Hun Sen’s tactic is to make his critics “fearful”, Kim Sok said.
“Many people don’t support him and still demand justice and democracy,” he said, explaining that Hun Sen builds support through the cultivation of fear.
It works as such: People who support Hun Sen vote for him, and people who do not support Hun Sen also vote for him, but out of fear.
“This is the reason that Hun Sen keeps threatening,” Kim Sok said.
In a speech streamed live on his Facebook page in January, Hun Sen warned his critics that they had a choice between facing the courts or being beaten up for saying his party had stolen votes in local elections.
An independent oversight board at Facebook’s parent company Meta ruled that Hun Sen had incited violence on the social media platform and recommended that the offending speech be removed and that the prime minister be suspended from Facebook and Instagram for six months.
Hun Sen’s reaction to the board’s condemnation was to delete his Facebook account – where he had amassed some 14 million followers – and announce he was moving over to Telegram and TikTok.
While Hun Sen did not mention the board’s ruling that he had incited violence online, Cambodia’s foreign ministry blacklisted the 22 members of Meta’s oversight board.

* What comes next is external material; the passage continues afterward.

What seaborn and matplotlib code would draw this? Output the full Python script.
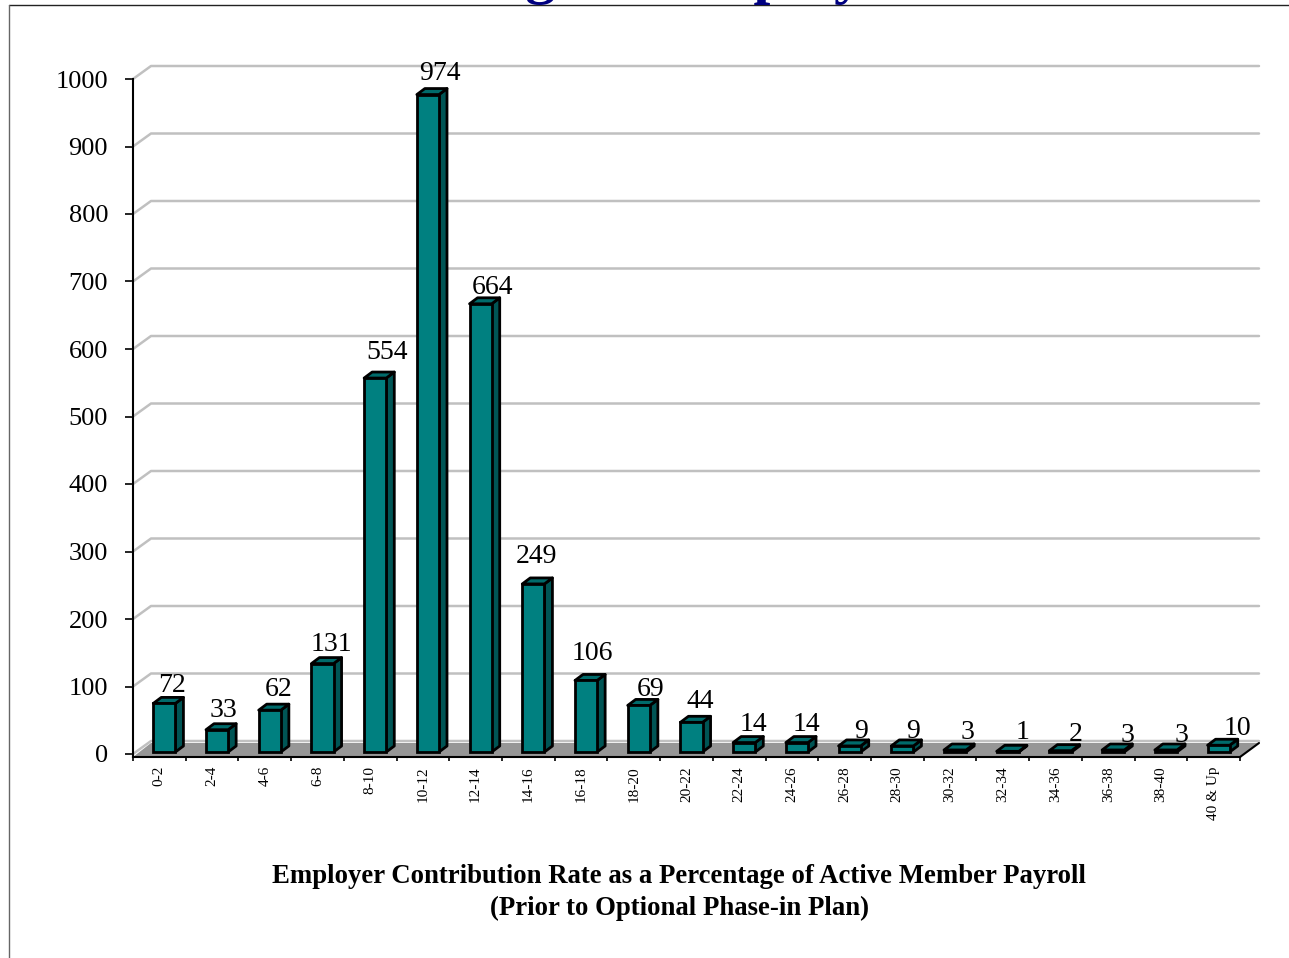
import numpy as np
import pandas as pd
import matplotlib.pyplot as plt
import seaborn as sns
from matplotlib.lines import Line2D
from matplotlib.patches import Polygon
from matplotlib.transforms import Affine2D, IdentityTransform

# Data
categories = ["0-2", "2-4", "4-6", "6-8", "8-10", "10-12", "12-14", "14-16", "16-18", "18-20",
              "20-22", "22-24", "24-26", "26-28", "28-30", "30-32", "32-34", "34-36", "36-38",
              "38-40", "40 & Up"]
employers = [72, 33, 62, 131, 554, 974, 664, 249, 106, 69, 44, 14, 14, 9, 9, 3, 1, 2, 3, 3, 10]
y_ticks = list(range(0, 1001, 100))

# label nudges in pixels (the original labels were hand placed)
label_dx = [8, 6, 9, 9, 12, 12, 12, 3, 6, 12, 9, 9, 9, 11, 11, 12, 15, 15, 14, 16, 19]
label_dy = [-3, -2, -1, -2, 4, 0, -5, 6, 6, -5, -1, -3, -3, -7, -7, -4, -3, -5, -7, -7, -5]

W, H = 1289, 958
TEAL, TEAL_TOP, TEAL_SIDE = "#008080", "#006b6b", "#005555"
GRID = "#c0c0c0"
FLOOR = "#969696"

sns.set_theme(style="white")
plt.rcParams["font.family"] = ["Liberation Serif", "DejaVu Serif"]

fig = plt.figure(figsize=(W / 100, H / 100), dpi=100, facecolor="white")
ax = fig.add_axes([133 / W, (H - 757) / H, (1240 - 133) / W, (757 - 79) / H])

df = pd.DataFrame({"rate": categories, "employers": employers})
sns.barplot(data=df, x="rate", y="employers", color=TEAL, saturation=1, width=0.42,
            edgecolor="black", linewidth=2, ax=ax, zorder=5)

ax.set_xlim(-0.5, len(categories) - 0.5)
ax.set_ylim(-3 / 0.675, 1000)
ax.patch.set_alpha(0)
sns.despine(ax=ax)
ax.spines["left"].set_linewidth(1.5)
ax.spines["bottom"].set_linewidth(1.5)
ax.spines["left"].set_color("black")
ax.spines["bottom"].set_color("black")

ax.set_yticks(y_ticks)
ax.tick_params(axis="y", left=True, length=6, width=1.2, color="black", labelsize=19, pad=12,
               labelcolor="black")
ax.set_xticks(range(len(categories)))
ax.set_xticklabels(categories, rotation=90, fontsize=11, color="black")
ax.tick_params(axis="x", which="major", bottom=False, length=0, pad=6.5)
ax.set_xticks(np.arange(len(categories) + 1) - 0.5, minor=True)
ax.tick_params(axis="x", which="minor", bottom=True, length=3, width=1.2, color="black")

ax.set_ylabel("")
ax.set_xlabel("Employer Contribution Rate as a Percentage of Active Member Payroll\n"
              "(Prior to Optional Phase-in Plan)",
              fontsize=19.25, fontweight="bold", color="black", linespacing=1.38)
ax.xaxis.set_label_coords((679 - 133) / (1240 - 133), -(864 - 757) / (757 - 79))
ax.xaxis.label.set_va("top")

pix = IdentityTransform()


def to_px(x, y):
    return ax.transData.transform((x, y))


# back wall: gridlines with a short diagonal on the side wall
DEPTH_X, DEPTH_Y = 18, 13
right = len(categories) - 0.5
for t in y_ticks:
    x0, y0 = to_px(-0.5, t)
    x1, _ = to_px(right, t)
    ax.add_line(Line2D([x0, x0 + DEPTH_X, x1 + DEPTH_X + 1], [y0, y0 + DEPTH_Y, y0 + DEPTH_Y],
                       transform=pix, color=GRID, lw=1.8, zorder=1, clip_on=False))

# floor
fx0, fy0 = to_px(-0.5, ax.get_ylim()[0])
fx1, _ = to_px(right, 0)
ax.add_patch(Polygon([(fx0, fy0), (fx1, fy0), (fx1 + 19, fy0 + 14), (fx0 + 18, fy0 + 14)],
                     closed=True, transform=pix, facecolor=FLOOR, edgecolor="none", zorder=2,
                     clip_on=False))
ax.add_line(Line2D([fx1, fx1 + 19], [fy0, fy0 + 14], transform=pix, color="black", lw=1.5,
                   zorder=3, clip_on=False))

# 3D look for each bar: move the front face, then add side and top faces
BAR_DX, BAR_DY = 8, 6
shift = Affine2D().translate(5, 2)
for patch, value, dx, dy in zip(ax.patches[:len(employers)], employers, label_dx, label_dy):
    x_mid = patch.get_x() + patch.get_width() / 2
    (xa, ya) = to_px(patch.get_x(), 0)
    (xb, yb) = to_px(patch.get_x() + patch.get_width(), value)
    xa, xb, ya, yb = xa + 5, xb + 5, ya + 2, yb + 2
    patch.set_transform(ax.transData + shift)
    patch.set_clip_on(False)
    side = [(xb, ya), (xb + BAR_DX, ya + BAR_DY), (xb + BAR_DX, yb + BAR_DY), (xb, yb)]
    top = [(xa, yb), (xa + BAR_DX, yb + BAR_DY), (xb + BAR_DX, yb + BAR_DY), (xb, yb)]
    ax.add_patch(Polygon(side, closed=True, transform=pix, facecolor=TEAL_SIDE, edgecolor="black",
                         lw=2, zorder=4, clip_on=False, joinstyle="round"))
    ax.add_patch(Polygon(top, closed=True, transform=pix, facecolor=TEAL_TOP, edgecolor="black",
                         lw=2, zorder=4, clip_on=False, joinstyle="round"))
    ax.annotate(str(value), (x_mid, value), xycoords="data",
                xytext=((5 + dx) * 0.72, (22 + dy) * 0.72 + 1), textcoords="offset points",
                ha="center", va="center", fontsize=20, color="black", zorder=6,
                annotation_clip=False)

# title runs off the top of the page in the source, only its descenders show
fig.text(418 / W, 1 + 8 / H, "Range of Employers", fontsize=43.5, fontweight="bold",
         color="#000080", ha="left", va="baseline")

# page frame
fig.add_artist(Line2D([9, W], [H - 5, H - 5], transform=pix, color="#222222", lw=1))
fig.add_artist(Line2D([9, 9], [H - 5, 0], transform=pix, color="#666666", lw=1))

fig.savefig("out.png", dpi=100)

Describing the board’s ruling as “political in nature” and interfering in Cambodia’s internal affairs, the ministry declared the 22 members “personae non grata” and barred them from entering the country.
To vote or not to vote
With no credible opposition party to vote for, amendments by the government to electoral laws earlier in the year appeared to have been particularly prescient in terms of how to keep voting numbers high.

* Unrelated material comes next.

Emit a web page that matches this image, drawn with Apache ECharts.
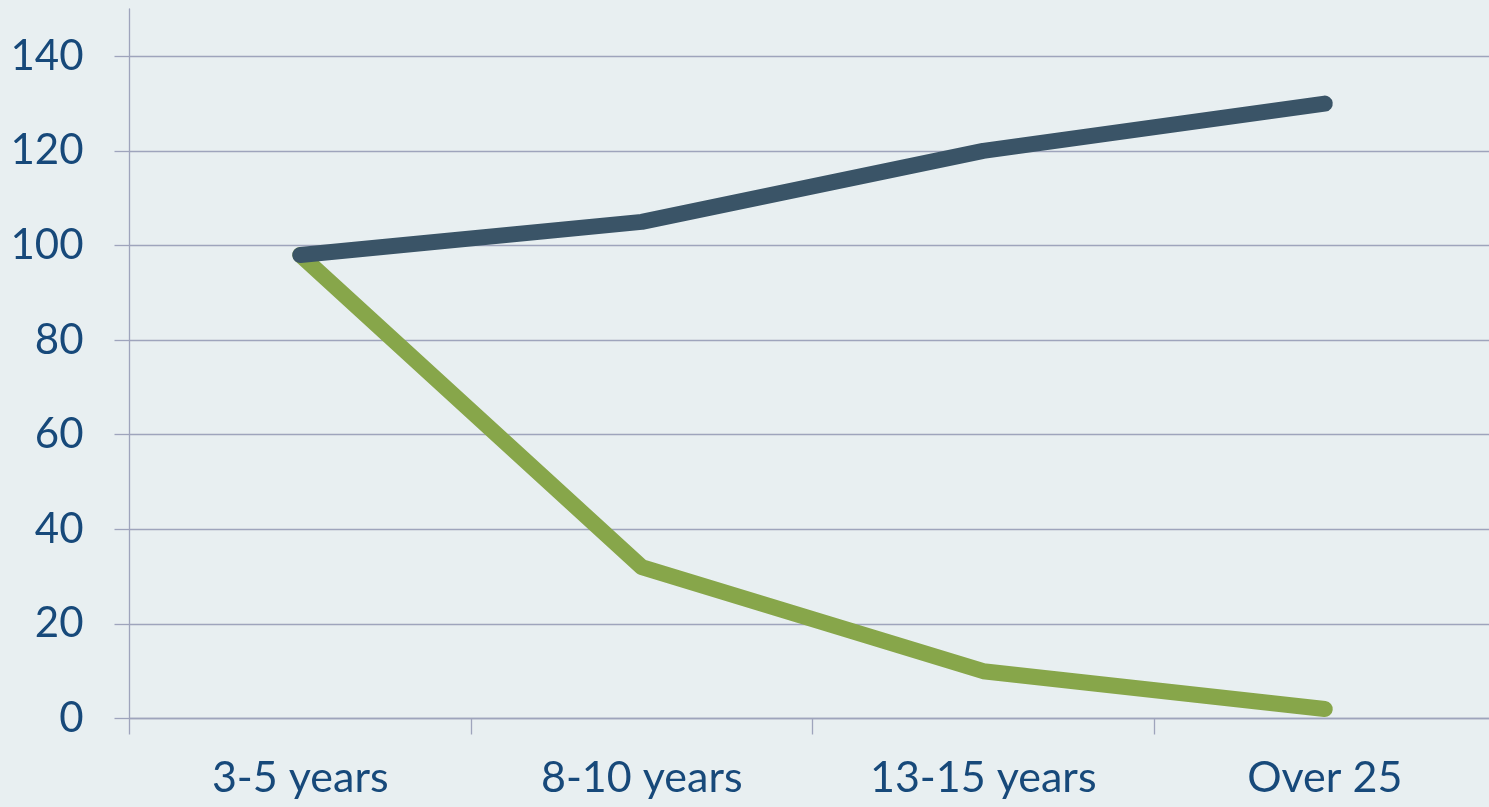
<!DOCTYPE html>
<html>
<head>
<meta charset="utf-8">
<script src="https://cdn.jsdelivr.net/npm/echarts@6/dist/echarts.min.js"></script>
<style>
html,body{margin:0;padding:0;background:#e8eff1;}
#c{width:1489px;height:807px;}
</style>
</head>
<body>
<div id="c"></div>
<script>
const categories = ['3-5 years', '8-10 years', '13-15 years', 'Over 25'];
const darkSeries = [98, 105, 120, 130];
const greenSeries = [98, 32, 10, 2];
const yTicks = [0, 20, 40, 60, 80, 100, 120, 140];

const axisColor = '#9ea4bc';
const textColor = '#17497a';
const font = 'Lato, "Open Sans", sans-serif';

const chart = echarts.init(document.getElementById('c'));
chart.setOption({
  backgroundColor: '#e8eff1',
  animation: false,
  grid: { left: 129.5, top: 9, width: 1366, bottom: 88.5, containLabel: false, outerBoundsMode: 'none' },
  xAxis: {
    type: 'category',
    data: categories,
    boundaryGap: true,
    axisLine: { show: true, lineStyle: { color: axisColor, width: 1.3 } },
    axisTick: { show: true, length: 16, lineStyle: { color: axisColor, width: 1.3 } },
    axisLabel: { color: textColor, fontSize: 43, fontFamily: font, margin: 38 },
    splitLine: { show: false }
  },
  yAxis: {
    type: 'value',
    min: 0,
    max: 150,
    interval: 10,
    axisLine: { show: true, lineStyle: { color: axisColor, width: 1.3 } },
    axisTick: { show: true, length: 15, customValues: yTicks, lineStyle: { color: axisColor, width: 1.3 } },
    axisLabel: { color: textColor, fontSize: 42, fontFamily: font, margin: 46, customValues: yTicks },
    splitLine: { show: true, lineStyle: { color: axisColor, width: 1.3 } }
  },
  series: [
    {
      type: 'line',
      data: greenSeries,
      showSymbol: false,
      symbol: 'none',
      lineStyle: { color: '#87a64a', width: 16, cap: 'round', join: 'round' },
      z: 2
    },
    {
      type: 'line',
      data: darkSeries,
      showSymbol: false,
      symbol: 'none',
      lineStyle: { color: '#3a5467', width: 16, cap: 'round', join: 'round' },
      z: 3
    }
  ]
});
</script>
</body>
</html>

People who do not vote in two subsequent elections cannot run for office, and citizens can be fined for “incitement” if their advice or acts prevent others from voting.
Destroying a ballot paper was also prohibited.

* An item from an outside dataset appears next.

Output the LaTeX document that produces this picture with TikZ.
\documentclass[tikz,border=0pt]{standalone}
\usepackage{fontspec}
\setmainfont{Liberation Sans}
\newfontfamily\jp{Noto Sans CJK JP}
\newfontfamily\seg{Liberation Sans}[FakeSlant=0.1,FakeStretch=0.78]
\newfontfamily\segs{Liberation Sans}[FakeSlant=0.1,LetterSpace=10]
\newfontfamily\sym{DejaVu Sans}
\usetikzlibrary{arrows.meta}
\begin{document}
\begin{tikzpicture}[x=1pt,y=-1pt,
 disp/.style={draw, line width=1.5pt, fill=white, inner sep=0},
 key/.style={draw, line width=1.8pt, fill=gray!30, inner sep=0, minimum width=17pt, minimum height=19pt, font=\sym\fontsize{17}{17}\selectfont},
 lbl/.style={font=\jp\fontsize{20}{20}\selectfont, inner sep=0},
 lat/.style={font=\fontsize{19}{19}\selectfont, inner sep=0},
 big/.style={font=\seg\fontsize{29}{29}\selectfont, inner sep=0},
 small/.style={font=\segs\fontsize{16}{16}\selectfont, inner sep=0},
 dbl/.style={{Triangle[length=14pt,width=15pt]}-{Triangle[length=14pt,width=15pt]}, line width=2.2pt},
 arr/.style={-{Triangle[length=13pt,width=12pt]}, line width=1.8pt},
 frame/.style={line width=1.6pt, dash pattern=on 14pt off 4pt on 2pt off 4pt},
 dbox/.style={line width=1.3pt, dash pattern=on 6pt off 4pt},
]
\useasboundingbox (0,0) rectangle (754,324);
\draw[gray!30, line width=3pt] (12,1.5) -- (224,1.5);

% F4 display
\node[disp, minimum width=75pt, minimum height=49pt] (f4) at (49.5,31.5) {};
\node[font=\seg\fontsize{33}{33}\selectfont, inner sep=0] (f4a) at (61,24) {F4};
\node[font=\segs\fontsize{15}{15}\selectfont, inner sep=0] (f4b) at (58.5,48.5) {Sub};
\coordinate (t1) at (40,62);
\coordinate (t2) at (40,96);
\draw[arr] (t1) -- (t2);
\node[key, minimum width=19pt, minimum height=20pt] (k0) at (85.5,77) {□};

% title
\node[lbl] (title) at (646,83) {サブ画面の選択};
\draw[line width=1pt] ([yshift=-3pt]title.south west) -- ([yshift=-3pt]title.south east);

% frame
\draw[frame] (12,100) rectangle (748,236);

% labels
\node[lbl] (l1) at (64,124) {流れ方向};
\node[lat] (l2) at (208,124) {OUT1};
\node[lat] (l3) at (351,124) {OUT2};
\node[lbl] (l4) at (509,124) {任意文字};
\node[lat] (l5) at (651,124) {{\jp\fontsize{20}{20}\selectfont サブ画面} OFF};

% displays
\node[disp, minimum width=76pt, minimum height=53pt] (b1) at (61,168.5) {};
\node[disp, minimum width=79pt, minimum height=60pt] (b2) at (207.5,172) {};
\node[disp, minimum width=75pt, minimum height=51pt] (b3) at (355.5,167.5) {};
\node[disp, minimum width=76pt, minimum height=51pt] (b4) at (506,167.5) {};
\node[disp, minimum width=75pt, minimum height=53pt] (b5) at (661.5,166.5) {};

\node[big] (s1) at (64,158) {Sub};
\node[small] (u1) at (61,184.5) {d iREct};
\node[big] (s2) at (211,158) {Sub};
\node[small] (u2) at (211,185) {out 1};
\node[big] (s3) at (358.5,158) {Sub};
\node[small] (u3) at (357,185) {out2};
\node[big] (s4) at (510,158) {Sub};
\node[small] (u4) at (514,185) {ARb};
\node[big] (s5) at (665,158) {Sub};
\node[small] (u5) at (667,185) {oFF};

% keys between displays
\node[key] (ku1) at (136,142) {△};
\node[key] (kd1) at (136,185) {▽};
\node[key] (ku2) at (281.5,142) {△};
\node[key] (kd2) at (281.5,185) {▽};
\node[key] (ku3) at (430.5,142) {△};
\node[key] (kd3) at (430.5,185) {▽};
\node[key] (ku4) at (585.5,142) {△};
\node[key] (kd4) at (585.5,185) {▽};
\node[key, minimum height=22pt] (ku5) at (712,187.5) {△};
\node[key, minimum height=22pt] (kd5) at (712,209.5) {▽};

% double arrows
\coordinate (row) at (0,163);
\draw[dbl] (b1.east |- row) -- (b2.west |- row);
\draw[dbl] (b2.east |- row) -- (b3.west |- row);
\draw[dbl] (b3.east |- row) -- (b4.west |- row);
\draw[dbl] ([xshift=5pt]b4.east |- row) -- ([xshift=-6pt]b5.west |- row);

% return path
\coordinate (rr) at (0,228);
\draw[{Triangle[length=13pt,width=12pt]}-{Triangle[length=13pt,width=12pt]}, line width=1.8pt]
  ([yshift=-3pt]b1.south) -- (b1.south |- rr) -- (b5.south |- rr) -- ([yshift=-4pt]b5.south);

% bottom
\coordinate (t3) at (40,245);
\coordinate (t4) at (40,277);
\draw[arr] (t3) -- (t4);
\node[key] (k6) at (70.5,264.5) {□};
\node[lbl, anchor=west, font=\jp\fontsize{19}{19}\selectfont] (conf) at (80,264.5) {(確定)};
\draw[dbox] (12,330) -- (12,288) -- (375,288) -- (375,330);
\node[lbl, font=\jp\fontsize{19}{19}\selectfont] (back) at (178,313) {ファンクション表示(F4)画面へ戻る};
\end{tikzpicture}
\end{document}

One voter told Al Jazeera that she was confused by the new voting law amendments. She did not understand whether she might face a fine or other punishment for simply not voting.
“The government has not made people feel peaceful enough both mentally and physically,” she said, describing a general feeling ahead of the vote.
This election is also the first since Hun Sen said he was preparing to eventually hand over power, but only to his son, Hun Manet, the head of the Cambodian army and first-time candidate for election to the country’s lower-house National Assembly on July 23.
Another prospective voter in Phnom Penh commented that Hun Sen appeared preoccupied with his son’s transition into power and had failed to notice the struggles of everyday people like herself.
“Before the election, people are suffering more and more,” she said, explaining that people feel like their rights are being taken away and their futures are economically unstable.
Rather than talk in his speeches about creating jobs and economic opportunities for people, “he [Hun Sen] tends to make threats to the people”, she added.
Yet, for all Hun Sen’s power and intimidation tactics, as well as the ruling party’s “tight political control” over villages in rural areas, the disqualified Candlelight Party still won more than 20 percent of the popular vote in last year’s local elections, says Neil Loughlin, a lecturer at City, University of London who has researched Cambodia’s political structures.
Key to Hun Sen’s power is the construction of the national security forces as personally and politically aligned with him.
In this way, Hun Sen has positioned himself at the centre of the security forces and has created an environment where ambitious supporters of the prime minister can demonstrate loyalty by employing brutal tactics to suppress dissent, Loughlin wrote in a research paper in 2021.
“Indeed, whether during the 1980s, 1990s, 2000s, up until now, coercion has been the core feature of Cambodia’s authoritarianism,” he told Al Jazeera.